The dealer was a German company called Alte Kunste (Ancient Arts). Their yarns are dyed with plant colours, reviving the ancient craft of natural dyes. The two skeins I couldn’t resist are on the left hand side of the photo – the sock yarn in that delicious brown (called hummus) and the lace yarn in a colourway I can’t read on the label as it’s in German so I’m going to read as Summertime by the Sea.

The neon coloured yarn at the top is the second skein for the Twelfth Planets scarf project which I’ll talk more about later.

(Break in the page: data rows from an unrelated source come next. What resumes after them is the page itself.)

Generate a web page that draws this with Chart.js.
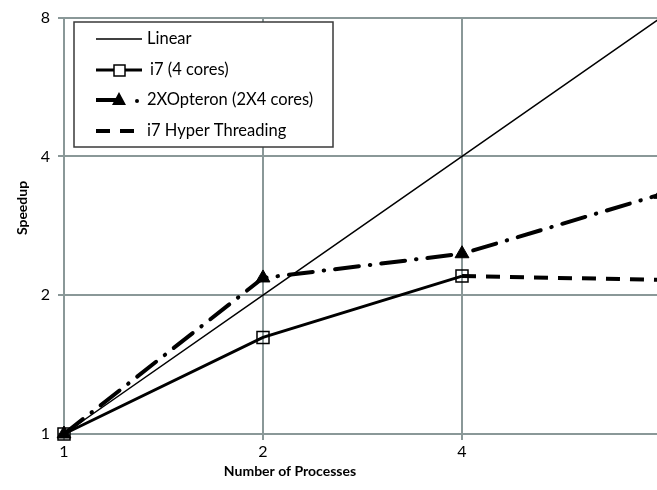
<!DOCTYPE html>
<html lang="en">
<head>
<meta charset="UTF-8">
<title>Speedup</title>
<script src="https://cdn.jsdelivr.net/npm/chart.js"></script>
<style>
	body, html {
		margin: 0;
		padding: 0;
		background: #fff;
		overflow: hidden;
	}
	/* the plot runs past the right edge, as in the original crop */
	.wrap {
		width: 657px;
		height: 490px;
		overflow: hidden;
	}
	.inner {
		width: 700px;
		height: 490px;
	}
</style>
</head>
<body>
<div class="wrap">
	<div class="inner">
		<canvas id="speedupChart" width="700" height="490"></canvas>
	</div>
</div>

<script>
	// data
	const processes = [1, 2, 4, 8];
	const tickValues = [1, 2, 4, 8];
	const linear = [1, 2, 4, 8];
	const i7 = [1, 1.62, 2.2, null];
	const opteron = [1, 2.18, 2.46, 3.31];
	const hyperThreading = [null, null, 2.2, 2.16];

	const seriesNames = ['Linear', 'i7 (4 cores)', '2XOpteron (2X4 cores)', 'i7 Hyper Threading'];

	const GRID = '#8a9898';
	const FONT = 'Lato, "Open Sans", sans-serif';

	function points(values) {
		return processes.map((x, i) => ({x: x, y: values[i]}));
	}

	// legend box and axis titles drawn by hand
	const decorPlugin = {
		id: 'decor',
		afterDatasetsDraw(chart) {
			const ctx = chart.ctx;
			ctx.save();

			// legend
			ctx.fillStyle = '#fff';
			ctx.fillRect(74, 22, 259, 125);
			ctx.strokeStyle = '#3a3a3a';
			ctx.lineWidth = 1.5;
			ctx.strokeRect(74, 22, 259, 125);

			const rows = [39, 70, 100, 131];
			ctx.strokeStyle = '#000';
			ctx.fillStyle = '#000';

			// Linear
			ctx.lineWidth = 1.5;
			ctx.beginPath(); ctx.moveTo(96, rows[0]); ctx.lineTo(142, rows[0]); ctx.stroke();

			// i7
			ctx.lineWidth = 3;
			ctx.beginPath(); ctx.moveTo(96, rows[1]); ctx.lineTo(142, rows[1]); ctx.stroke();
			ctx.fillStyle = '#fff';
			ctx.fillRect(114, rows[1] - 5, 11, 11);
			ctx.lineWidth = 1.5;
			ctx.strokeRect(114, rows[1] - 5, 11, 11);

			// Opteron
			ctx.fillStyle = '#000';
			ctx.lineWidth = 4;
			ctx.beginPath(); ctx.moveTo(96, rows[2]); ctx.lineTo(116, rows[2]); ctx.stroke();
			ctx.beginPath();
			ctx.moveTo(119, rows[2] - 8); ctx.lineTo(126, rows[2] + 5); ctx.lineTo(112, rows[2] + 5);
			ctx.closePath(); ctx.fill();
			ctx.beginPath(); ctx.arc(137, rows[2] + 1, 2, 0, Math.PI * 2); ctx.fill();

			// Hyper Threading
			ctx.lineWidth = 4;
			ctx.beginPath(); ctx.moveTo(96, rows[3]); ctx.lineTo(110, rows[3]); ctx.stroke();
			ctx.beginPath(); ctx.moveTo(120, rows[3]); ctx.lineTo(134, rows[3]); ctx.stroke();

			ctx.font = '16.5px ' + FONT;
			ctx.textBaseline = 'middle';
			ctx.textAlign = 'left';
			ctx.fillText(seriesNames[0], 147, rows[0]);
			ctx.fillText(seriesNames[1], 150, rows[1]);
			ctx.fillText(seriesNames[2], 147, rows[2]);
			ctx.fillText(seriesNames[3], 147, rows[3]);

			// axis titles
			ctx.font = 'bold 14px ' + FONT;
			ctx.textAlign = 'center';
			ctx.fillText('Number of Processes', 290, 471);
			ctx.translate(22, 208);
			ctx.rotate(-Math.PI / 2);
			ctx.fillText('Speedup', 0, 0);

			ctx.restore();
		}
	};

	function fixedTicks(scale) {
		scale.ticks = tickValues.map(v => ({value: v}));
	}

	const data = {
		datasets: [
			{
				label: seriesNames[0],
				data: points(linear),
				borderColor: '#000',
				borderWidth: 1.5,
				pointRadius: 0
			},
			{
				label: seriesNames[1],
				data: points(i7),
				borderColor: '#000',
				borderWidth: 3,
				pointStyle: 'rect',
				pointRadius: 8.5,
				pointBackgroundColor: 'rgba(255,255,255,0)',
				pointBorderColor: '#000',
				pointBorderWidth: 1.5
			},
			{
				label: seriesNames[2],
				data: points(opteron),
				borderColor: '#000',
				borderWidth: 4,
				borderDash: [24, 11, 0.5, 11],
				borderCapStyle: 'round',
				pointStyle: 'triangle',
				pointRadius: 8,
				pointBackgroundColor: '#000',
				pointBorderColor: '#000',
				pointBorderWidth: 1
			},
			{
				label: seriesNames[3],
				data: points(hyperThreading),
				borderColor: '#000',
				borderWidth: 4,
				borderDash: [14, 10],
				pointRadius: 0
			}
		]
	};

	const config = {
		type: 'line',
		data: data,
		plugins: [decorPlugin],
		options: {
			responsive: false,
			animation: false,
			clip: false,
			layout: {
				padding: {top: 14, right: 39, bottom: 0, left: 0}
			},
			elements: {
				line: {tension: 0}
			},
			plugins: {
				legend: {display: false},
				tooltip: {enabled: false}
			},
			scales: {
				x: {
					type: 'logarithmic',
					min: 1,
					max: 8,
					afterBuildTicks: fixedTicks,
					afterFit: s => { s.height = 56; },
					grid: {color: GRID, lineWidth: 2, tickLength: 6},
					border: {color: GRID, width: 2},
					ticks: {
						color: '#000',
						font: {family: FONT, size: 16},
						padding: 2,
						maxRotation: 0,
						callback: v => String(v)
					}
				},
				y: {
					type: 'logarithmic',
					min: 1,
					max: 8,
					afterBuildTicks: fixedTicks,
					afterFit: s => { s.width = 64; },
					grid: {color: GRID, lineWidth: 2, tickLength: 6},
					border: {color: GRID, width: 2},
					ticks: {
						color: '#000',
						font: {family: FONT, size: 16},
						padding: 8,
						callback: v => String(v)
					}
				}
			}
		}
	};

	new Chart(document.getElementById('speedupChart'), config);
</script>
</body>
</html>
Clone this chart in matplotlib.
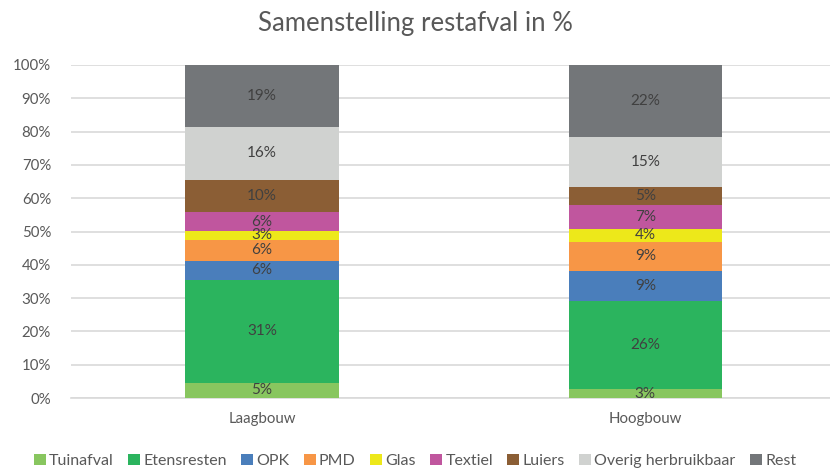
import numpy as np
import matplotlib
matplotlib.use("Agg")
import matplotlib.pyplot as plt
from matplotlib.ticker import PercentFormatter

plt.rcParams['font.family'] = ['Lato', 'DejaVu Sans']

categories = ["Laagbouw", "Hoogbouw"]
fractions = ["Tuinafval", "Etensresten", "OPK", "PMD", "Glas", "Textiel",
             "Luiers", "Overig herbruikbaar", "Rest"]

# raw shares per category (Excel 100% stacked normalises them)
laagbouw = [4.7, 31.4, 5.8, 6.3, 2.8, 5.7, 9.8, 16.3, 18.8]
hoogbouw = [2.6, 26.4, 9.2, 8.7, 3.9, 7.3, 5.3, 14.9, 21.7]

colors = ["#88C65F", "#2BB45E", "#4A7EBB", "#F79646", "#EDE81A",
          "#C0569E", "#8B5E35", "#D0D2D0", "#737679"]

TEXT = "#595959"


def main():
    data = np.array([laagbouw, hoogbouw])
    shares = data / data.sum(axis=1, keepdims=True) * 100

    fig = plt.figure(figsize=(8.3, 4.72), dpi=100)
    ax = fig.add_axes([70.5 / 830, 1 - 398 / 472, 1 - 70.5 / 830, 333 / 472])

    x = np.arange(len(categories))
    bottom = np.zeros(len(categories))
    for i, name in enumerate(fractions):
        bars = ax.bar(x, shares[:, i], 0.4, bottom=bottom, color=colors[i],
                      label=name, zorder=3)
        for j, b in enumerate(bars):
            ax.text(b.get_x() + b.get_width() / 2, bottom[j] + shares[j, i] / 2,
                    "%d%%" % round(data[j, i]), ha="center", va="center",
                    fontsize=11, color="#404040", zorder=4)
        bottom += shares[:, i]

    ax.set_xlim(-0.5, 1.482)
    ax.set_ylim(0, 100)
    ax.set_yticks(range(0, 101, 10))
    ax.yaxis.set_major_formatter(PercentFormatter(decimals=0))
    ax.set_xticks(x)
    ax.set_xticklabels(categories)
    ax.grid(axis="y", color="#D9D9D9", linewidth=1.2, zorder=0)
    for s in ["top", "right", "left"]:
        ax.spines[s].set_visible(False)
    ax.spines["bottom"].set_color("#D9D9D9")
    ax.spines["bottom"].set_linewidth(1.2)
    ax.tick_params(axis="both", length=0, labelsize=10.8, colors=TEXT)
    ax.tick_params(axis="y", pad=14)
    ax.tick_params(axis="x", pad=10)

    fig.text(0.5, 1 - 24 / 472, "Samenstelling restafval in %", ha="center",
             va="center", fontsize=18.5, color=TEXT)

    fig.legend(loc="center", bbox_to_anchor=(0.5, 1 - 461 / 472), ncol=9,
               frameon=False, fontsize=11.5, handlelength=0.75,
               handleheight=0.75, handletextpad=0.2, columnspacing=0.9,
               labelcolor=TEXT, borderaxespad=0)

    fig.savefig("out.png", dpi=100)


if __name__ == "__main__":
    main()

The other yarns I picked up in London when I made my pilgrimage to a shop I’ve heard about a lot for many years – Loop. It is in Islington and well worth tracking down. It’s not a big shop and I walked straight past it the first time. They have a really lovely range of yarns (colours and also companies) and you choose what you like and they go find out if they have the number of skeins you need. They also had a really nice range of books. I bought a baby garments book and then picked the grey yarn above for a baby cable knit jumper I want to knit next for M. That’s Cascade 220 which I’ve never seen in real life before and wasn’t really what I was expecting. I also grabbed those two purples in a Just Coz way because they are divine to touch – the uncommon thread in Lush Worsted (merino wool and cashmere and nylon). The darker purple is called Lila and the light one Into Dust. I have no idea what I will do with them (they are 100g and 212m each). So so pretty. I also might have grabbed two Unicorn Tails from MadeleineTosh because reasons.

I found the best coffee I came across in London in the same street as Loop – The Coffeeworks Project. The best flat white I’ve had in a month, for sure.